Georgia Says

The Augusta Chronicle, Georgia, on Obamacare:

Unsure of Obamacare's fiscal toll on the nation?

You're in good company - the nation's top budgetary scorekeeper doesn't know either.

The Congressional Budget Office, which four years ago said Obamacare would reduce the deficit by $120 billion over 10 years, now says measuring the law's fiscal impact is impossible because of all the changes.

"Provisions of the Affordable Care Act significantly modified existing federal programs and made changes to the Internal Revenue Code," the office wrote in a little-noticed footnote from April. "Isolating the incremental effects of those provisions on previously existing programs and revenues four years after enactment is not possible."

This is Congress' own budget adviser giving the verbal equivalent of a shoulder shrug to the central question facing the most sweeping legislation in a generation.

So it's official: The experts are unsure whether Obamacare - the largest expansion of government-subsidized health care - will reduce or increase the national debt. We're not experts, but if we were forced to wager, we know exactly where we would place our bet.

The CBO revelation hardly instills confidence in a horribly flawed health care law that is supposed to be President Obama's crowning achievement.

If the CBO can't figure out which direction this labyrinth law is headed, where are Americans worried about the nation's fiscal health supposed to turn for guidance?

To the Democratic policy wonks and lobbyists who helped draft this abomination in secret?

To the Democratic lawmakers who rammed the law through Congress so we could "find out what's in it"?

To the Democratic president who told us that if we liked our existing doctors and health insurance, we could keep them?

Sorry.
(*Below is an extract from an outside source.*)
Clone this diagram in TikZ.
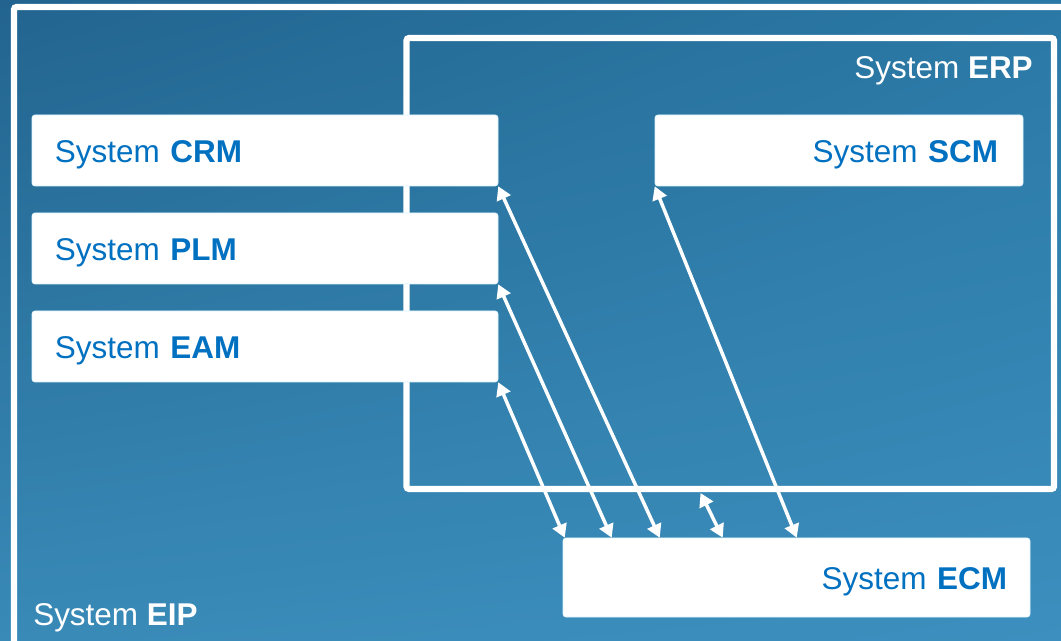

We'll take a rain check on that.

Albany (Georgia) Herald on Operation Overlord:

For 70 years, the date of June 6 has been one uttered with a deserved degree of reverence around the world.

It was the day, perhaps more than any other, that started a clock ticking, one that would continue until a madman's dream of world domination came to an abrupt, violent end in with a self-inflicted gunshot wound in a bunker.

We recently marked the 70th anniversary of D-Day, a day that was as horrible as it was necessary. German military personnel were entrenched in Normandy, France, on that day in 1944. From the seas and from the skies came a massive military operation by the United States and its Allies.

It was the largest seaborne invasion in the history of the world.

More than 160,000 troops stormed the beaches that day, facing tremendous fire from their Nazi foes.

Supported by 5,000 ships and 13,000 aircraft, that 50-mile stretch of French coastline became the focus of a world at war. The cost was great. More than 12,000 brave Allied troops were wounded or killed that day, a tremendous human sacrifice. Each grain of sand captured was done so with the blood of men fighting for an ideal.

When it was over, the Allies who were intent on saving the world from rule by the Axis powers prevailed.

America and its Allies now had a toehold from which they would march — 100,000 troops strong, followed by thousands more as the month wore on — into Europe and repel the forces of German dictator Adolph Hitler. Tyranny had seen its day, and the sunset was nearing. The French Republic would soon be free from Axis domination, as would the rest of Europe.

Had this Operation Overlord not worked, it's anyone's guess as to what our world would look like today.

The story of what happened on June 6, 1944 is not something that glorifies war. It is the story of how men and women stood up for freedom and placed their lives on the line to ensure that their families then, those of us here today and those who will follow us would never have to bow a knee to a petty dictator. We owe these brave souls a great deal, and this is a good day to remember that, and to fully appreciate it.